Much arch-world attention has focused recently on the femininity of Jeanne Gang and Studio Gang Architects’ Aqua, completed several months ago in Chicago’s Lakeshore East neighborhood. The 82-story multi-use skyscraper was the fifth-tallest edifice built worldwide in 2009, and is allegedly the tallest building in the United States designed by an architecture firm headed by a woman. This latter assertion, by default, invites debate over whether the design is influenced significantly — or at all — by the designer’s gender. As stereotypes go, organic and curving lines are generally associated with feminine forms. Thus, the functional undulating balconies are quoted as having “a feminine touch” by the Los Angeles Times’ Christopher Hawthorne.

It seems, however, that the wave-like shapes enveloping Aqua are more evocative of the waters in nearby Lake Michigan than of any female convention. In Hawthorne’s defense, it’s plausible that he settled upon his comparison based upon the historically hard-edged and “masculine” skyline that Chicago possesses. Belying that long-held impression, however, is one of Chicago’s most iconic contemporary landmarks, Frank Gehry’s Pritzker Pavillion, which contains the very same curvaceous elements that are considered by some to be feminine in Aqua. Obviously, the structures’ proportions are starkly different, but the repetitive undulating lines strike a similar chord.
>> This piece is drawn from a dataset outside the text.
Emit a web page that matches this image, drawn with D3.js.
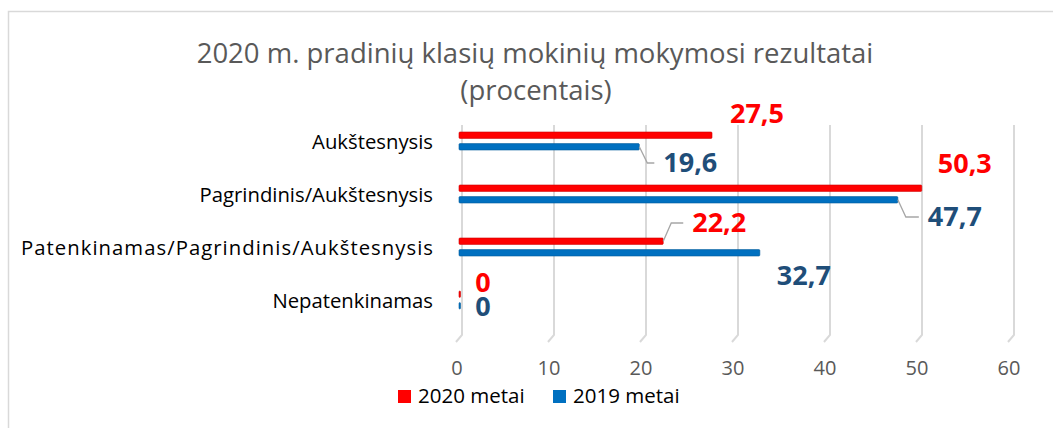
<!DOCTYPE html>
<html lang="lt">
<head>
<meta charset="UTF-8">
<title>2020 m. pradinių klasių mokinių mokymosi rezultatai</title>
<script src="https://cdn.jsdelivr.net/npm/d3@7"></script>
<style>
    body { margin: 0; background: #fff; }
    svg { font-family: "Open Sans", sans-serif; }
    .title { fill: #595959; font-size: 27.5px; }
    .cat text { fill: #000; font-size: 20.3px; }
    .axis-x text { fill: #595959; font-size: 20px; }
    .legend text { fill: #000; font-size: 20.5px; }
    .lbl { font-weight: bold; font-size: 27px; }
</style>
</head>
<body>
<div class="app"></div>
<script>
    // duomenys
    var categories = ['Aukštesnysis', 'Pagrindinis/Aukštesnysis', 'Patenkinamas/Pagrindinis/Aukštesnysis', 'Nepatenkinamas'];
    var seriesNames = ['2020 metai', '2019 metai'];
    var values2020 = [27.5, 50.3, 22.2, 0];
    var values2019 = [19.6, 47.7, 32.7, 0];
    var xTicks = [0, 10, 20, 30, 40, 50, 60];

    var colors = ['#ff0000', '#0070c0'];
    var labelColors = ['#ff0000', '#1f4e79'];

    // etikečių poslinkiai nuo stulpelio galo (dx, dy) ir ar yra linija
    var labelOffsets = [
        [[45, -18, 0], [43, -21, 0], [56, -15, 1], [24, -8, 0]],
        [[51, 31, 1], [57, 32, 1], [44, 38, 0], [24, 16, 0]]
    ];

    var width = 1053, height = 428;
    var svg = d3.select('.app').append('svg')
        .attr('width', width)
        .attr('height', height);

    // rėmelis
    svg.append('rect')
        .attr('x', 8.5).attr('y', 11.5)
        .attr('width', 1200).attr('height', 600)
        .attr('fill', 'none')
        .attr('stroke', '#d9d9d9')
        .attr('stroke-width', 1.5);

    // pavadinimas
    var title = svg.append('text').attr('class', 'title').attr('text-anchor', 'middle');
    title.append('tspan').attr('x', 535).attr('y', 63).text('2020 m. pradinių klasių mokinių mokymosi rezultatai');
    title.append('tspan').attr('x', 536).attr('y', 100).text('(procentais)');

    var x = d3.scaleLinear().domain([0, 60]).range([459, 1011]);
    var y = d3.scaleBand().domain(categories).range([114.5, 326.5]);
    var ySub = d3.scaleBand().domain(seriesNames).range([y.bandwidth() / 2 - 9, y.bandwidth() / 2 + 9]).paddingInner(0.45);

    // tinklelis (3D sienelė)
    svg.append('g').selectAll('path')
        .data(xTicks)
        .enter().append('path')
        .attr('d', function(d) {
            var gx = x(d) + 3;
            return 'M' + gx + ',125V335L' + (gx - 6) + ',342';
        })
        .attr('fill', 'none')
        .attr('stroke', '#d9d9d9')
        .attr('stroke-width', 2);

    // x ašis
    var axis = svg.append('g')
        .attr('class', 'axis-x')
        .attr('transform', 'translate(-2.5,361)')
        .call(d3.axisBottom(x).tickValues(xTicks).tickSize(0).tickPadding(0));
    axis.select('.domain').remove();
    axis.selectAll('text').attr('dy', '0.71em').style('font-family', '"Open Sans", sans-serif').style('font-size', '20px');

    // kategorijų pavadinimai
    var catLabels = svg.append('g').attr('class', 'cat').selectAll('text')
        .data(categories)
        .enter().append('text')
        .attr('x', 433)
        .attr('y', function(d) { return y(d) + y.bandwidth() / 2 + 8; })
        .attr('text-anchor', 'end')
        .text(function(d) { return d; });
    // ilgiausias pavadinimas originale platesnis - prailginam tarpais
    catLabels.filter(function(d) { return d.length > 30; })
        .attr('textLength', 412)
        .attr('lengthAdjust', 'spacing');

    // stulpeliai
    var allValues = [values2020, values2019];
    seriesNames.forEach(function(s, si) {
        var g = svg.append('g');
        var vals = allValues[si];
        g.selectAll('rect')
            .data(vals)
            .enter().append('rect')
            .attr('x', x(0))
            .attr('y', function(d, i) { return y(categories[i]) + ySub(s); })
            .attr('width', function(d) { return Math.max(1.5, x(d) - x(0)); })
            .attr('height', ySub.bandwidth())
            .attr('rx', 1)
            .attr('fill', colors[si])
            .attr('stroke', d3.color(colors[si]).darker(0.6))
            .attr('stroke-width', 0.6);

        // vedamosios linijos
        g.selectAll('path')
            .data(vals.map(function(v, i) { return {v: v, i: i}; }).filter(function(d) { return labelOffsets[si][d.i][2]; }))
            .enter().append('path')
            .attr('d', function(d) {
                var o = labelOffsets[si][d.i];
                var x0 = x(d.v), y0 = y(categories[d.i]) + ySub(s) + ySub.bandwidth() / 2;
                var ly = y(categories[d.i]) + y.bandwidth() / 2 + o[1] - 9;
                return 'M' + x0 + ',' + y0 + 'L' + (x0 + 8) + ',' + ly + 'H' + (x0 + o[0] - 36);
            })
            .attr('fill', 'none')
            .attr('stroke', '#a6a6a6')
            .attr('stroke-width', 1.3);

        // reikšmių etiketės
        g.selectAll('text')
            .data(vals)
            .enter().append('text')
            .attr('class', 'lbl')
            .attr('x', function(d, i) { return x(d) + labelOffsets[si][i][0]; })
            .attr('y', function(d, i) { return y(categories[i]) + y.bandwidth() / 2 + labelOffsets[si][i][1]; })
            .attr('text-anchor', 'middle')
            .attr('fill', labelColors[si])
            .text(function(d) { return String(d).replace('.', ','); });
    });

    // legenda
    var legendX = [398, 553];
    var legend = svg.append('g').attr('class', 'legend');
    seriesNames.forEach(function(s, i) {
        legend.append('rect')
            .attr('x', legendX[i]).attr('y', 390)
            .attr('width', 13).attr('height', 13)
            .attr('fill', colors[i]);
        legend.append('text')
            .attr('x', legendX[i] + 20).attr('y', 403)
            .text(s);
    });
</script>
</body>
</html>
More immediately relevant than any dialogue over gender distinction, however, is the fact that Aqua’s exterior curvatures function as balconies of varying sizes for the hotel rooms, condo units and apartments within the building. In other words, as with other projects by Studio Gang Architects (such as the South Pond of Chicago’s Lincoln Park Zoo), function drives every element of the design.
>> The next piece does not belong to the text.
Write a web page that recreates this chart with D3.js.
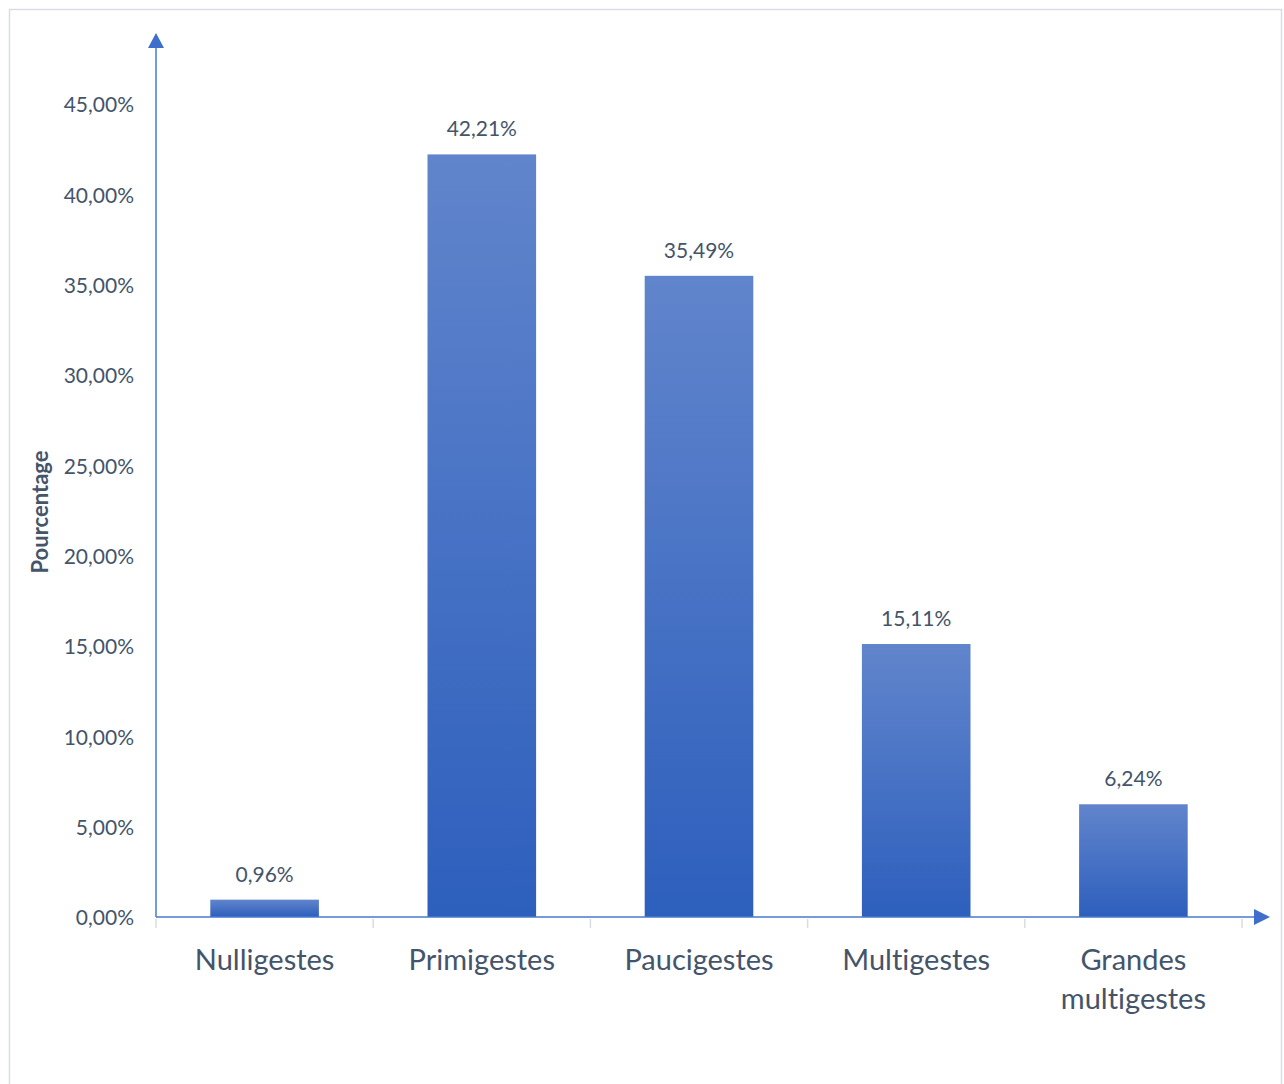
<!DOCTYPE html>
<html>
<head>
<meta charset="utf-8">
<script src="https://cdn.jsdelivr.net/npm/d3@7"></script>
<style>
  html, body { margin: 0; padding: 0; background: #fff; }
  svg { display: block; }
  text { font-family: Lato, "Open Sans", sans-serif; font-variant-ligatures: none; font-feature-settings: "liga" 0, "clig" 0; }
</style>
</head>
<body>
<svg id="chart" width="1284" height="1084"></svg>
<script>
// Répartition des patientes selon la gestité
const categories = ["Nulligestes", "Primigestes", "Paucigestes", "Multigestes", "Grandes multigestes"];
const values = [0.96, 42.21, 35.49, 15.11, 6.24];
const yTicks = [0, 5, 10, 15, 20, 25, 30, 35, 40, 45];
const axisTitle = "Pourcentage";

const svg = d3.select("#chart");
const plot = { left: 156, right: 1242, top: 104, bottom: 917 };

const fmtPct = v => v.toFixed(2).replace(".", ",") + "%";

// chart frame
svg.append("rect")
  .attr("x", 9.5).attr("y", 9.5)
  .attr("width", 1272).attr("height", 1090)
  .attr("fill", "#fff").attr("stroke", "#d9dde3").attr("stroke-width", 1.5);

const x = d3.scaleBand().domain(categories).range([plot.left, plot.right]).paddingInner(0.5).paddingOuter(0.25);
const y = d3.scaleLinear().domain([0, 45]).range([plot.bottom, plot.top]);

// bar gradient
const defs = svg.append("defs");
const grad = defs.append("linearGradient").attr("id", "barGrad")
  .attr("x1", 0).attr("y1", 0).attr("x2", 0).attr("y2", 1);
grad.append("stop").attr("offset", "0%").attr("stop-color", "#6185cc");
grad.append("stop").attr("offset", "100%").attr("stop-color", "#2d5fbd");

// y tick labels
const yAxis = d3.axisLeft(y).tickValues(yTicks).tickFormat(fmtPct).tickSize(0).tickPadding(22);
const gy = svg.append("g").attr("transform", `translate(${plot.left},1)`).call(yAxis);
gy.select(".domain").remove();
gy.selectAll("text").attr("font-size", 21).attr("fill", "#44546a")
  .attr("font-family", "Lato, 'Open Sans', sans-serif");

// category tick marks below the axis
const bandEdges = categories.map(c => x(c) - x.step() * x.paddingInner() / 2);
bandEdges.push(plot.right);
svg.append("g").selectAll("line").data(bandEdges).join("line")
  .attr("x1", d => d).attr("x2", d => d)
  .attr("y1", plot.bottom + 2).attr("y2", plot.bottom + 11)
  .attr("stroke", "#d9dde3").attr("stroke-width", 1.5);

// bars
svg.append("g").selectAll("rect").data(values).join("rect")
  .attr("x", (d, i) => x(categories[i]))
  .attr("y", d => y(d))
  .attr("width", x.bandwidth())
  .attr("height", d => y(0) - y(d))
  .attr("fill", "url(#barGrad)");

// value labels
svg.append("g").selectAll("text").data(values).join("text")
  .attr("x", (d, i) => x(categories[i]) + x.bandwidth() / 2)
  .attr("y", d => y(d) - 18)
  .attr("text-anchor", "middle")
  .attr("font-size", 21).attr("fill", "#44546a")
  .text(fmtPct);

// axes with arrowheads
const axisColor = "#4a78cc";
svg.append("line")
  .attr("x1", plot.left).attr("x2", plot.left)
  .attr("y1", plot.bottom).attr("y2", 46)
  .attr("stroke", axisColor).attr("stroke-width", 1.5);
svg.append("path")
  .attr("d", `M${plot.left - 8},48 L${plot.left + 8},48 L${plot.left},33 Z`)
  .attr("fill", "#3f6fca");
svg.append("line")
  .attr("x1", plot.left).attr("x2", 1256)
  .attr("y1", plot.bottom).attr("y2", plot.bottom)
  .attr("stroke", axisColor).attr("stroke-width", 1.5);
svg.append("path")
  .attr("d", `M1254,${plot.bottom - 8} L1254,${plot.bottom + 8} L1270,${plot.bottom} Z`)
  .attr("fill", "#3f6fca");

// category labels (wrapped)
const catG = svg.append("g");
categories.forEach(c => {
  const lines = c === "Grandes multigestes" ? ["Grandes", "multigestes"] : [c];
  const t = catG.append("text")
    .attr("x", x(c) + x.bandwidth() / 2)
    .attr("y", 970)
    .attr("text-anchor", "middle")
    .attr("font-size", 29).attr("fill", "#44546a");
  lines.forEach((l, i) => t.append("tspan")
    .attr("x", x(c) + x.bandwidth() / 2)
    .attr("dy", i === 0 ? 0 : 39)
    .text(l));
});

// y axis title
svg.append("text")
  .attr("transform", `translate(48,512) rotate(-90)`)
  .attr("text-anchor", "middle")
  .attr("font-size", 22).attr("font-weight", "bold").attr("fill", "#44546a")
  .text(axisTitle);
</script>
</body>
</html>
For all the stylistic moxie and apparent functionality the building exudes upon first glance, though, Aqua’s interior spaces are incongruous with the building’s striking exterior. Held up against the public face of the building, the interior layout appears rather ordinary, and fails to utilize space in any unique manner. With the noteworthy exception of the aforementioned balconies, it seems you’d have no trouble finding similar living quarters in any number of new urban high-rises across the country. Not surprisingly, then, the question of whether femininity can be intrinsic in design becomes moot upon examining the interior, as the space is essentially devoid of any particular design fingerprints. The source of this interior/exterior discord is easily identified: Loewenberg Associates, a firm that specializes in such urban high-rise residential projects, designed the building’s internal spaces, while Studio Gang took the reins for the building’s exterior.